Now, Smith is applying his skills in a new area.
Smith, 62, recently moved to Claremore to accept an appointment as a special district judge for the 12th Judicial District. He was sworn into office Sept. 27 at the Rogers County Courthouse.
Smith is one of six judges in the 12th Judicial District, which covers Rogers, Mayers and Craig counties. He is assigned to the family law docket, reflecting his experience in that field.
Smith said he applied for the position because it represented another opportunity to serve Oklahomans.
“I’m using the set of skills that I’ve developed over the more than 30 years I’ve been an attorney, and I’m using those skills in a different way,” he said. “Formerly, I was an advocate for my clients, and now I’m listening to advocates advocate for their clients and then making a decision between the advocates.”
As a district judge, Smith typically arrives at his office by 8 a.m. and remains at work until 5:45 or 6 p.m. each day. He handles three dockets each week — temporary orders, protective orders and pretrial conferences.
He said his experience as a family law attorney is useful on the bench because he understands the substance of the law as well as procedural issues.
“I’m not trying to overstate my skills, but I think I have a pretty good idea of the law in that area,” he said. “As a result, I think it’s a lot easier for somebody like me, and I think that’s kind of what they were looking for when they decided to go outside of the pool of local attorneys and bring in somebody that has had family law experience.”
The judgeship was vacant for nearly two months before Smith accepted the position, which created a backlog of family law cases to be heard. Another judge handles some of those cases but they are only part of that judge’s workload.
Smith said he will focus on the family law docket until the old cases are resolved, but he will take on additional assignments as needed.
He said his experience as a family-law attorney, which reminded him that someone needs to stand up for children in the legal system, has shaped his perspective as a judge.
“If you’ve really worked in family law long enough, you know that to some extent, the adults have somebody to represent them,” he said. “They have attorneys, usually, and if they don’t have attorneys, at least they’re adults and they can to a large extent help themselves.

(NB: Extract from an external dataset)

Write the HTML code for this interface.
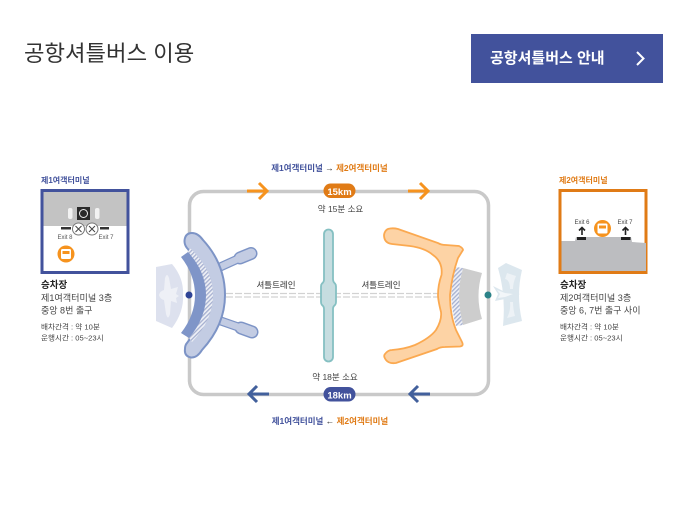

“But the children are often the ones who are just kind of lost in the system, unless there’s an environment in place to allow children to be protected and be in an environment where they can prosper.”
Smith said he learned a lot from Pontotoc County’s three judges and from other attorneys. His mentor was Bob Bennett, a colleague with 50 years’ experience who was once named the state’s outstanding attorney.
Smith said Bennett was an honest man, a true Southern gentleman and a diligent advocate for his clients.
“‘Just a really down-to-earth, great, decent guy,” Smith said.